Edelweiss (Mayen/Mazel) Edelweiss

O lympe est une jeune femme issue d'une famille aisée, féministe avant l'heure, qui revendique son indépendance et rêve d'ascension du Mont Blanc. Edmond, ouvrier comme son père, cherche à s'établir et rêve d'un quotidien bien tranquille. Entre les deux, les différences sont nombreuses. Pourtant, ce soir d'été 1947, lorsque leurs regards se croisent et qu'ils se retrouvent, tout est déjà écrit. Une vie d'amour les attend, même si elle ne sera pas de tout repos.

La dernière planche de Lucy Mazel, parue dans Les éléphants rouges (deuxième tome de la série Les Communardes, chez le même éditeur), laissait la sensation d'avoir croisé une artiste en devenir, au style reconnaissable, teinté d'une sorte de réalisme finement exagéré. Un petit quelque chose de Jordi Lafebre (Les beaux étés, La mondaine) dans le trait avec des couleurs surannées collant à merveille à l'époque. À la vue des premières pages d'Edelweiss, difficile de ne pas éprouver le même plaisir, décuplé. En effet, l'artiste paloise continue dans cette voie et les progrès affichés sont nets. Son trait a pris de l'assurance, et sa mise en page en expérience : souvent sobre, parfois inventive, à chaque fois élégante et maîtrisée. Encore plus précis, les visages ont gagné en expressivité et chaque attitude, chaque regard paraissent authentiques tandis que son travail sur la colorisation fait à nouveau mouche, donnant à l'ambiance après-guerre une crédibilité appréciable. De même, les paysages, notamment de montagnes, comme les costumes, sont très réussis. De surcroît, le soin qu'elle porte au traitement de la lumière, réelle ou artificielle, est tout simplement bluffant. Mention spéciale à certaines pleines pages (dont celles de titre), véritables tableaux, qui habilleraient plus d'un mur de bédéphile. L'ensemble est équilibré, toujours juste, et contribue à merveille au charme du récit imaginé par son complice.

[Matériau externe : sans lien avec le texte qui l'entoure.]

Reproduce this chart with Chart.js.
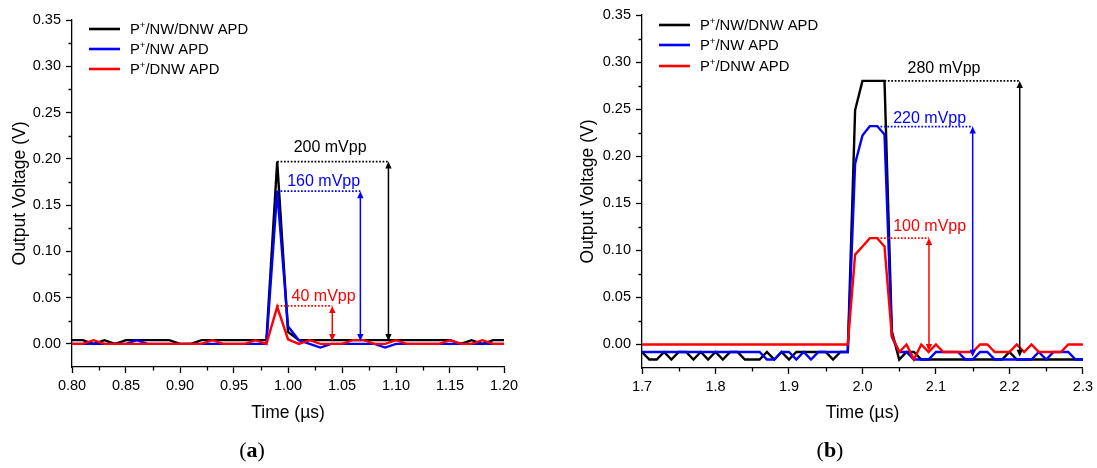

Car l'intrigue de Cédric Mayen possède tout ce qu'il faut pour emporter l'adhésion. Même si la période couverte est assez longue, il concentre son propos sur une simple histoire d'amour. Simple ? Pas vraiment, tant les soubresauts de cette idylle seront nombreux et entreront en résonance avec le passé de la France. L'affirmation de la classe ouvrière, la lutte pour l'émancipation des femmes, l'importance du service militaire ou l'entrée dans une économie capitaliste servent de toile de fond à sa trame. Par-dessus ces éléments, le scénariste plaque avec talent les aléas de la Vie. La difficulté d'un mariage hors classe et le poids des convenances, le choix de la parentalité puis ses difficultés, l'amitié, et au milieu, toujours l'amour et la montagne. Raconter toute l'existence d'un couple peut sembler banal ; ici pourtant, l'auteur parvient parfaitement à faire ressentir chaque choix, chaque épreuve, chaque tourment avec une force incroyable. Le lecteur se prend à vibrer, espérer, pleurer, regretter, rire, bref, à vivre avec Olympe, Edmond et les leurs. Sans jamais tomber dans l'excès, il préserve un difficile équilibre pour bien raconter sans en faire trop. Cette fluidité dans la narration repose également sur le bon tempo avec lequel les événements se manifestent. Jamais trop vite, jamais téléphonés, lorsqu'ils se produisent, ils surprennent, emportent ou troublent. Et tant pis si certaines rencontres semblent bienvenues, une fiction a cela de magique que tout y est possible si c'est bien présenté. Il y arrive avec justesse en immergeant le lecteur du début à la fin des quatre-vingts planches.

Si la qualité d'une œuvre se mesure à l’éventail et à l'intensité des émotions qu'elle procure, Edelweiss atteint, à n'en pas douter, des sommets.